As for what’s next? She says, “I want to rule the world!”

She’s a winner, baby! On Friday night, drag superstar Symone-also known as the “Ebony Enchantress”-was crowned the winner of RuPaul’s Drag Race season 13. In the finale, Symone showed down against her fierce competitors Gottmik, Rosé, and Kandy Muse by lip-synching for her life to the smash hits of Britney Spears-an iconic curtain call if there ever was one. Over the phone from L.A., Symone tells Vogue she’s still riding the high from her win on the show. “I’ve been celebrating with my friends, having a little bit of drink,” Symone says. “I’m not going to lie to y’all-I’ve been waking up to strange food in my bed, honey!”

Symone certainly earned her crown this season. Thanks to her charm, high fashion runway ensembles, and her ability to use her drag as a means to empower and educate about Black culture, she consistently stood out from the pack. “I love communicating through clothes,” says Symone. “I’ve always loved fashion, especially in Black culture, so I love molding those things together and really finding my own voice through it.” Her major inspirations, both on and off Drag Race, have always been the Black superstars who are unapologetic in their approaches to sexuality and femininity-Rihanna, Lil’ Kim, Grace Jones, and Naomi Campbell being just a few. “You put all of these people together, and you kind of get me fashion-wise,” says Symone. “I want to be the Naomi Campbell of drag, darling.”



In the series grand finale, Symone certainly brought out stellar fashion looks that would make Naomi herself proud. “I wanted to be big, bold, and in your face,” says Symone. One of the highlights was her ethereal white gown by Michelle Hébert, which she paired with golden armor by Michael Schmidt and sculptural, Medusa-like hair. “That was the Ebony Enchantress-a Black goddess coming down to earth,” says Symone. “I played with fragility and hardness, to show the strength that Black women portray.” Her black-and-white bandana dress by Marco Marco, which was inspired by Marie Antoinette, also turned heads; it was an homage to her native Arkansas (she called it “very queen of the South, coming to reclaim her time and her lands”).

She cemented her status as a top-tier fashion queen early in the season.
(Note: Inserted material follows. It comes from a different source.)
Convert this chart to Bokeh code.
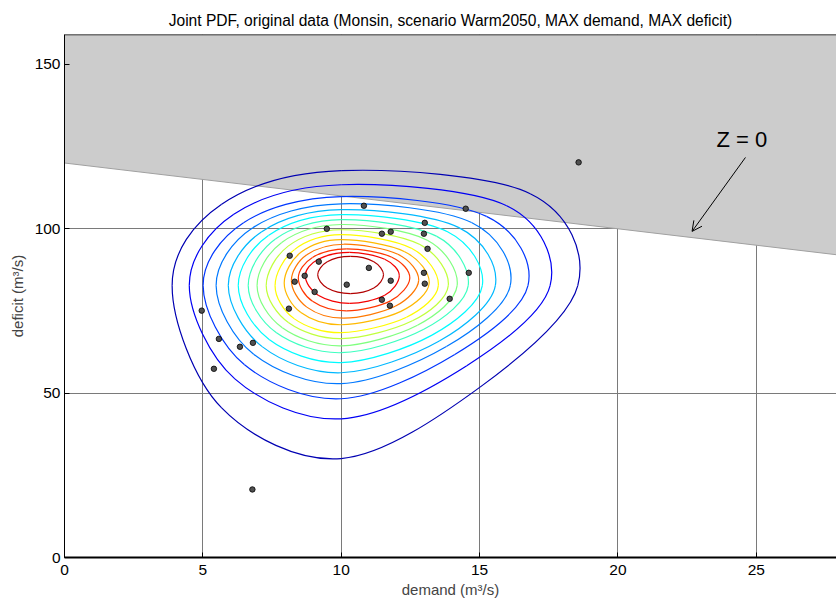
from bokeh.plotting import figure
from bokeh.models import (Range1d, FixedTicker, Arrow, OpenHead, Label, Span,
                          ColumnDataSource)
from bokeh.embed import file_html
from bokeh.resources import INLINE

# ---------------- data ----------------
title_text = "Joint PDF, original data (Monsin, scenario Warm2050, MAX demand, MAX deficit)"
x_label = "demand (m³/s)"
y_label = "deficit (m³/s)"
x_ticks = [0, 5, 10, 15, 20, 25]
y_ticks = [0, 50, 100, 150]

# observed (demand, deficit) pairs
obs_demand = [10.82, 14.50, 13.02, 9.48, 11.47, 11.79, 12.99, 13.12, 8.14, 9.19,
              11.00, 8.68, 8.32, 12.99, 14.61, 11.79, 13.02, 10.20, 9.04, 11.47,
              11.76, 13.92, 8.11, 4.96, 5.58, 6.81, 6.34, 5.40, 18.58, 6.79]
obs_deficit = [107.0, 106.1, 101.8, 100.0, 98.5, 99.1, 98.5, 93.9, 91.8, 90.0,
               88.1, 85.7, 83.9, 86.6, 86.6, 84.2, 83.3, 83.0, 80.8, 78.4,
               76.6, 78.7, 75.7, 75.1, 66.5, 65.3, 64.1, 57.4, 120.2, 20.7]

# Z = 0 boundary (deficit = 120 - demand), region above it is shaded
zero_demand = [0.0, 28.0]
zero_deficit = [120.0, 92.0]

# joint-PDF contours, outermost (lowest level) to innermost.
# each contour is read where it crosses a horizontal line (deficit = anchor_deficit)
# and a vertical line (demand = anchor_demand)
anchor_demand = [10.0, 10.0, 10.0, 10.0, 10.0, 10.0, 10.0, 10.0, 10.0, 10.0,
                 10.0, 10.1, 10.2, 10.3, 10.33]
anchor_deficit = [82.7, 82.7, 82.7, 82.7, 82.7, 82.7, 82.7, 82.7, 82.7, 82.7,
                  83.5, 84.3, 85.0, 85.7, 86.0]
contour_left = [3.89, 4.51, 5.01, 5.48, 5.92, 6.28, 6.64, 6.96, 7.29, 7.61,
                7.94, 8.20, 8.45, 8.70, 9.15]
contour_right = [18.55, 17.55, 16.75, 16.11, 15.57, 15.10, 14.59, 14.19, 13.87, 13.51,
                 13.18, 12.80, 12.48, 12.10, 11.53]
contour_top = [117.7, 113.4, 109.8, 107.6, 105.8, 104.3, 102.8, 101.3, 99.7, 98.2,
               96.7, 95.3, 93.9, 92.8, 91.6]
contour_bottom = [30.1, 42.2, 48.3, 52.9, 56.2, 59.3, 62.3, 64.4, 66.6, 68.4,
                  70.8, 72.8, 75.0, 77.3, 80.3]
# fullness of each contour in its four diagonal directions (1 = elliptic)
contour_full_ne = [1.13, 1.12, 1.10, 1.09, 1.08, 1.07, 1.06, 1.05, 1.04, 1.03,
                   1.02, 1.02, 1.01, 1.0, 1.0]
contour_full_nw = [1.0] * 15
contour_full_sw = [1.0, 0.99, 0.99, 0.99, 0.99, 0.99, 0.99, 0.99, 0.99, 1.0,
                   1.0, 1.0, 1.0, 1.0, 1.0]
contour_full_se = [0.83, 0.85, 0.86, 0.88, 0.90, 0.91, 0.92, 0.93, 0.94, 0.95,
                   0.96, 0.97, 0.98, 1.0, 1.0]

zero_text = "Z = 0"
zero_text_pos = (23.56, 127.1)
arrow_from = (24.61, 121.7)
arrow_to = (22.68, 99.2)

# ---------------- figure ----------------
FONT = "Liberation Sans"
p = figure(width=836, height=600, output_backend="svg", toolbar_location=None,
           x_range=Range1d(0, 27.9), y_range=Range1d(0, 159.1),
           min_border_left=64, min_border_right=0, min_border_top=34,
           min_border_bottom=43, background_fill_color="white",
           border_fill_color="white", outline_line_color=None)

p.title.text = title_text
p.title.align = "center"
p.title.text_font = FONT
p.title.text_font_size = "15.6px"
p.title.text_font_style = "normal"
p.title.text_color = "black"
p.title.standoff = 11

for ax, ticks in ((p.xaxis, x_ticks), (p.yaxis, y_ticks)):
    ax.ticker = FixedTicker(ticks=ticks)
    ax.major_tick_in = 5
    ax.major_tick_out = 0
    ax.minor_tick_line_color = None
    ax.major_label_text_font = FONT
    ax.major_label_text_font_size = "15.5px"
    ax.major_label_text_color = "black"
    ax.axis_label_text_font = FONT
    ax.axis_label_text_font_size = "15px"
    ax.axis_label_text_font_style = "normal"
    ax.axis_line_color = "black"
    ax.major_tick_line_color = "black"

p.xaxis.axis_label = x_label
p.yaxis.axis_label = y_label
p.xaxis.axis_line_width = 2
p.xaxis.major_label_standoff = 7
p.xaxis.axis_label_standoff = 3
p.yaxis.major_label_standoff = 4
p.yaxis.axis_label_standoff = 6

p.xgrid.ticker = FixedTicker(ticks=x_ticks)
p.ygrid.ticker = FixedTicker(ticks=y_ticks)
p.grid.grid_line_color = "#7a7a7a"
p.grid.grid_line_width = 1

# shaded region above Z = 0
p.patch(x=[zero_demand[0], zero_demand[1], zero_demand[1], zero_demand[0]],
        y=[zero_deficit[0], zero_deficit[1], 200, 200],
        fill_color="#cccccc", line_color="#a0a0a0", line_width=1)

# top frame line
p.add_layout(Span(location=159.1, dimension="width", line_color="black", line_width=1.5))


def jet(t):
    def c(v):
        return max(0.0, min(1.0, v))
    r = c(1.5 - abs(4 * t - 3))
    g = c(1.5 - abs(4 * t - 2))
    b = c(1.5 - abs(4 * t - 1))
    return "#%02x%02x%02x" % (int(r * 255), int(g * 255), int(b * 255))


n_lev = len(contour_left)
cols = {k: [] for k in ("x0", "y0", "x1", "y1", "cx0", "cy0", "cx1", "cy1", "color")}
for i in range(n_lev):
    cx, cy = anchor_demand[i], anchor_deficit[i]
    R = contour_right[i] - cx
    L = cx - contour_left[i]
    T = contour_top[i] - cy
    B = cy - contour_bottom[i]
    s = 0.70711
    pts = [
        (contour_right[i], cy),
        (cx + contour_full_ne[i] * s * R, cy + contour_full_ne[i] * s * T),
        (cx, contour_top[i]),
        (cx - contour_full_nw[i] * s * L, cy + contour_full_nw[i] * s * T),
        (contour_left[i], cy),
        (cx - contour_full_sw[i] * s * L, cy - contour_full_sw[i] * s * B),
        (cx, contour_bottom[i]),
        (cx + contour_full_se[i] * s * R, cy - contour_full_se[i] * s * B),
    ]
    n = len(pts)
    color = jet(0.05 + 0.9 * i / (n_lev - 1))
    for j in range(n):
        P0, P1, P2, P3 = pts[j - 1], pts[j], pts[(j + 1) % n], pts[(j + 2) % n]
        cols["x0"].append(P1[0]); cols["y0"].append(P1[1])
        cols["x1"].append(P2[0]); cols["y1"].append(P2[1])
        cols["cx0"].append(P1[0] + (P2[0] - P0[0]) / 6)
        cols["cy0"].append(P1[1] + (P2[1] - P0[1]) / 6)
        cols["cx1"].append(P2[0] - (P3[0] - P1[0]) / 6)
        cols["cy1"].append(P2[1] - (P3[1] - P1[1]) / 6)
        cols["color"].append(color)

p.bezier(x0="x0", y0="y0", x1="x1", y1="y1", cx0="cx0", cy0="cy0",
         cx1="cx1", cy1="cy1", line_color="color", line_width=1.2,
         source=ColumnDataSource(cols))

p.scatter(obs_demand, obs_deficit, size=5.5, fill_color="#505050",
          line_color="black", line_width=0.8)

p.add_layout(Label(x=zero_text_pos[0], y=zero_text_pos[1], text=zero_text,
                   text_font=FONT, text_font_size="22px", text_color="black",
                   text_baseline="alphabetic"))
p.add_layout(Arrow(end=OpenHead(size=10, line_width=1, line_color="black"),
                   x_start=arrow_from[0], y_start=arrow_from[1],
                   x_end=arrow_to[0], y_end=arrow_to[1],
                   line_color="black", line_width=1))

open("out.html", "w").write(file_html(p, INLINE))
For the trains challenge in episode four, for instance, she came out with a blue do-rag designed by Marko Monroe that had a dramatic long train. One of Symone’s favorite moments of the whole series, the dress was inspired by lace do-rags Rihanna once showed during her Fenty x Puma show. “[Do-rags] remind me of home and my family,” Symone says. “I knew everyone was going to do the traditional train, and I didn’t want to do that.” She often wore looks on the show that spoke to the cultural and political climate, including an ensemble that referenced the Black Lives Matter movement, complete with a headpiece reading, “Say Their Names.” Each look Symone showed, while beautiful, always had a larger purpose and a bigger story to tell.
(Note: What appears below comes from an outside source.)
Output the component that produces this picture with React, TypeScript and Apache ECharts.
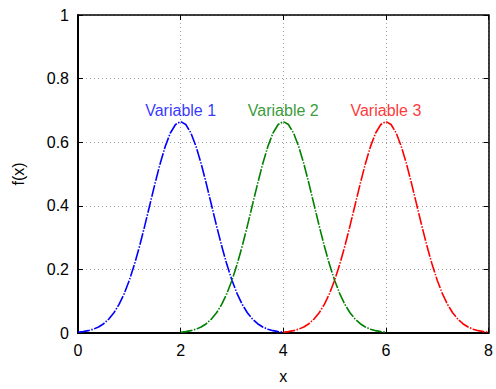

But any story of Symone’s drag would be remiss if it didn’t mention her sculptural hairstyles. “Your hair is your crown,” she says. “It’s another way of communicating the look-for me, it’s head to toe, always.” A perfect example of this was her look for the beaded challenge in episode seven, where stylist (and former Drag Race queen) Gigi Goode spelled out her name in beads on her braids. “It was inspired by African beading,” says Symone of the look. “We did some math for that hair, fun fact. We did it on grid paper, figured out how many beads and colors we needed.” She even paid homage to the show’s host by wearing shapely, geometric hair-done by Malcolm Marquez-that Mother Ru wore in her Back to My Roots video. Symone says, “It’s one of my favorite videos, and the hair in that video? I mean, come on!”



Reflecting on all of these incredible moments, Symone says the experience has made her realize her potential as a true master of drag. “I don’t think I fully understood what I was capable of [before the show],” says Symone. “I keep going back to being 16 years old and watching the show, and to now be a part of that legacy is insane. I grew up watching the show and looking up to these queens. Rewatching [my] episodes, I’m like, ‘I fucking did that.’” As for what she wants to tackle next? “I want to take on everything-I want to see the fans, I want to go on tour, I want to act,” says Symone. “I want to rule the world!”